With hurricane season, it's always best to be prepared for it. It means having a plan for your family and home. Everyone in Louisiana should know the basics of preparing for hurricane season.
What preparations need to be made for a hurricane?
Know where to go. If you are ordered to evacuate, know the local hurricane evacuation route(s) to take and have a plan for where you can stay. Contact your local emergency management agency for more information. Put together a disaster supply kit, including a flashlight, batteries, cash, first aid supplies, and copies of your critical information if you need to evacuate.If you are not in an area that is advised to evacuate and you decide to stay in your home, plan for adequate supplies in case you lose power and water for several days and you are not able to leave due to flooding or blocked roads. Make a family emergency communication plan. Many communities have text or email alerting systems for emergency notifications.To find out what alerts are available in your area, search the Internet with your town, city, or county name and the word “alerts.”
How do you prepare your home for hurricane season?
Hurricane winds can cause trees and branches to fall, so before hurricane season trim or remove damaged trees and limbs to keep you and your property safe. Secure loose rain gutters and downspouts and clear any clogged areas or debris to prevent water damage to your property. Reduce property damage by retrofitting to secure and reinforce the roof, windows and doors, including the garage doors. Purchase a portable generator or install a generator for use during power outages. Remember to keep generators and other alternate power/heat sources outside, at least 20 feet away from windows and doors and protected from moisture; and NEVER try to power the house wiring by plugging a generator into a wall outlets. Consider building a FEMA safe room or ICC 500 storm shelter designed for protection from high-winds and in locations above flooding levels.
What are you supposed to do after a hurricane?

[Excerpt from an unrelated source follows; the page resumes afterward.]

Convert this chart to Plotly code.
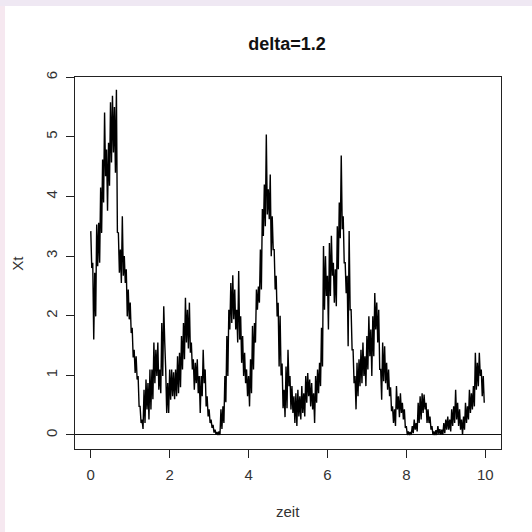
import numpy as np
import plotly.graph_objects as go

# Simulated path values (envelope of the dense path, pairs per 0.05 time units)
xt = [
    3.42, 2.80, 2.89, 1.60, 2.72, 1.99, 3.53, 2.83, 3.56, 2.89,
    4.15, 3.39, 4.62, 3.90, 5.41, 4.34, 4.79, 3.76, 4.90, 4.18,
    5.58, 4.57, 5.69, 4.74, 5.50, 4.40, 5.79, 3.40, 3.39, 2.72,
    3.11, 2.55, 3.67, 2.67, 3.00, 2.55, 2.78, 1.99, 2.44, 1.94,
    2.22, 1.71, 1.80, 1.30, 1.43, 1.04, 1.32, 0.93, 0.99, 0.48,
    0.48, 0.20, 0.26, 0.10, 0.76, 0.20, 0.93, 0.43, 0.87, 0.26,
    1.10, 0.43, 1.10, 0.60, 1.55, 0.87, 1.43, 0.99, 1.55, 0.76,
    1.10, 0.70, 1.88, 0.99, 2.16, 1.55, 1.10, 0.37, 0.87, 0.37,
    1.10, 0.59, 1.10, 0.65, 1.05, 0.60, 1.10, 0.65, 1.32, 0.70,
    1.38, 0.80, 1.66, 1.10, 1.88, 1.27, 2.30, 1.55, 2.10, 1.45,
    2.22, 1.38, 1.55, 1.10, 1.27, 0.76, 1.21, 0.87, 1.27, 0.70,
    0.99, 0.37, 0.99, 0.65, 1.43, 0.87, 1.10, 0.48, 0.65, 0.31,
    0.43, 0.20, 0.26, 0.12, 0.17, 0.04, 0.09, 0.01, 0.05, 0.00,
    0.06, 0.00, 0.43, 0.10, 0.48, 0.20, 0.99, 0.55, 1.66, 0.99,
    2.10, 1.77, 2.55, 1.88, 2.68, 1.94, 2.44, 1.77, 2.10, 1.55,
    2.75, 1.60, 1.99, 1.21, 1.66, 0.99, 1.38, 0.87, 1.10, 0.65,
    0.99, 0.48, 1.27, 0.70, 1.83, 1.10, 1.88, 1.55, 2.44, 2.10,
    2.49, 2.22, 3.11, 2.44, 3.79, 3.34, 4.20, 3.50, 5.04, 3.70,
    4.12, 3.62, 4.37, 3.00, 3.67, 3.11, 3.11, 2.44, 2.67, 1.99,
    2.22, 1.15, 2.00, 1.00, 1.20, 0.45, 0.76, 0.30, 1.15, 0.45,
    1.43, 0.82, 0.99, 0.43, 0.82, 0.37, 0.65, 0.20, 0.70, 0.15,
    0.76, 0.31, 0.65, 0.26, 0.82, 0.37, 0.70, 0.31, 0.99, 0.54,
    1.04, 0.65, 0.93, 0.48, 0.87, 0.43, 0.70, 0.20, 0.99, 0.54,
    1.10, 0.70, 1.21, 0.82, 1.80, 1.15, 3.17, 2.10, 3.00, 2.33,
    2.67, 1.77, 3.22, 2.33, 3.34, 2.67, 2.89, 2.22, 2.78, 2.16,
    3.50, 2.78, 3.90, 3.30, 4.69, 3.45, 3.67, 2.89, 2.89, 2.38,
    2.67, 1.49, 3.42, 2.10, 2.10, 1.43, 1.43, 0.87, 0.99, 0.43,
    1.21, 0.65, 1.27, 0.82, 1.43, 0.87, 1.55, 0.99, 1.32, 0.82,
    1.66, 1.10, 1.99, 1.32, 1.77, 0.99, 1.99, 1.32, 2.38, 1.77,
    2.22, 1.55, 2.10, 1.10, 1.10, 0.59, 1.55, 0.90, 1.49, 0.87,
    1.21, 0.76, 1.10, 0.65, 0.80, 0.40, 0.48, 0.20, 0.43, 0.15,
    0.82, 0.43, 0.65, 0.30, 0.70, 0.37, 0.54, 0.26, 0.43, 0.12,
    0.15, 0.00, 0.06, 0.00, 0.05, 0.00, 0.15, 0.03, 0.26, 0.09,
    0.20, 0.06, 0.54, 0.20, 0.65, 0.26, 0.70, 0.37, 0.68, 0.43,
    0.54, 0.20, 0.43, 0.20, 0.31, 0.09, 0.15, 0.00, 0.06, 0.00,
    0.08, 0.00, 0.15, 0.02, 0.10, 0.00, 0.09, 0.00, 0.20, 0.03,
    0.26, 0.09, 0.31, 0.09, 0.26, 0.06, 0.43, 0.15, 0.48, 0.20,
    0.76, 0.26, 0.54, 0.15, 0.43, 0.09, 0.26, 0.00, 0.31, 0.09,
    0.54, 0.20, 0.48, 0.26, 0.76, 0.37, 0.70, 0.43, 0.82, 0.48,
    1.38, 0.76, 1.21, 0.82, 1.38, 0.99, 1.10, 0.65, 0.99, 0.54,
]
zeit = np.round(np.arange(len(xt)) * 0.025, 3)

x_ticks = [0, 2, 4, 6, 8, 10]
y_ticks = [0, 1, 2, 3, 4, 5, 6]
title_text = "delta=1.2"
x_label = "zeit"
y_label = "Xt"

FONT = "Liberation Sans, Arial, sans-serif"
W, H = 532, 532
L, R, T, B = 75, 31, 77, 83
PW, PH = W - L - R, H - T - B

def px_x(px):
    return (px - L) / PW

def px_y(py):
    return (H - B - py) / PH

fig = go.Figure()
fig.add_trace(go.Scatter(
    x=zeit, y=xt, mode="lines",
    line=dict(color="black", width=1.4, simplify=False),
    hoverinfo="skip", showlegend=False,
))

axis_common = dict(
    showline=True, linecolor="#222", linewidth=1, mirror=True,
    showgrid=False, ticks="outside", ticklen=8, tickcolor="#222", tickwidth=1,
    tickfont=dict(family=FONT, size=15, color="#333"),
)
fig.update_xaxes(range=[-0.4, 10.4], tickvals=x_ticks, zeroline=False,
                 ticklabelstandoff=4, **axis_common)
fig.update_yaxes(range=[-0.235, 6.005], tickvals=y_ticks, tickangle=-90,
                 zeroline=True, zerolinecolor="#111", zerolinewidth=1,
                 ticklabelstandoff=3, **axis_common)

shapes = [
    dict(type="rect", xref="paper", yref="paper", x0=px_x(0), x1=px_x(5),
         y0=px_y(H), y1=px_y(0), fillcolor="#f6e8f0", line=dict(width=0), layer="below"),
    dict(type="rect", xref="paper", yref="paper", x0=px_x(0), x1=px_x(W),
         y0=px_y(6), y1=px_y(0), fillcolor="#efe8f3", line=dict(width=0), layer="below"),
]

annotations = [
    dict(text=x_label, xref="paper", yref="paper", x=0.5, y=px_y(511.5),
         xanchor="center", yanchor="middle", showarrow=False,
         font=dict(family=FONT, size=15, color="#333")),
    dict(text=y_label, xref="paper", yref="paper", x=px_x(16.7), y=0.5,
         xanchor="center", yanchor="middle", showarrow=False, textangle=-90,
         font=dict(family=FONT, size=15, color="#333")),
]

fig.update_layout(
    width=W, height=H, autosize=False,
    margin=dict(l=L, r=R, t=T, b=B, pad=0),
    paper_bgcolor="white", plot_bgcolor="white",
    title=dict(text="<b>" + title_text + "</b>", x=287 / W,
               xanchor="center", y=1 - 44 / H, yanchor="middle", yref="container",
               font=dict(family=FONT, size=18, color="#111")),
    shapes=shapes, annotations=annotations, showlegend=False,
)

fig.write_html(
    "out.html",
    config={"displayModeBar": False},
    post_script="document.body.style.margin='0';document.body.style.overflow='hidden';",
)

Listen to local officials for updates and instructions. Check-in with family and friends by texting or using social media. Return home only when authorities indicate it is safe. Watch out for debris and downed power lines. Avoid walking or driving through flood waters. Just 6 inches of moving water can knock you down, and fast-moving water can sweep your vehicle away. Avoid flood water as it may be electrically charged from underground or downed power lines and may hide dangerous debris or places where the ground is washed away. Photograph the damage to your property in order to assist in filing an insurance claim. Do what you can to prevent further damage to your property, (e.g., putting a tarp on a damaged roof), as insurance may not cover additional damage that occurs after the storm.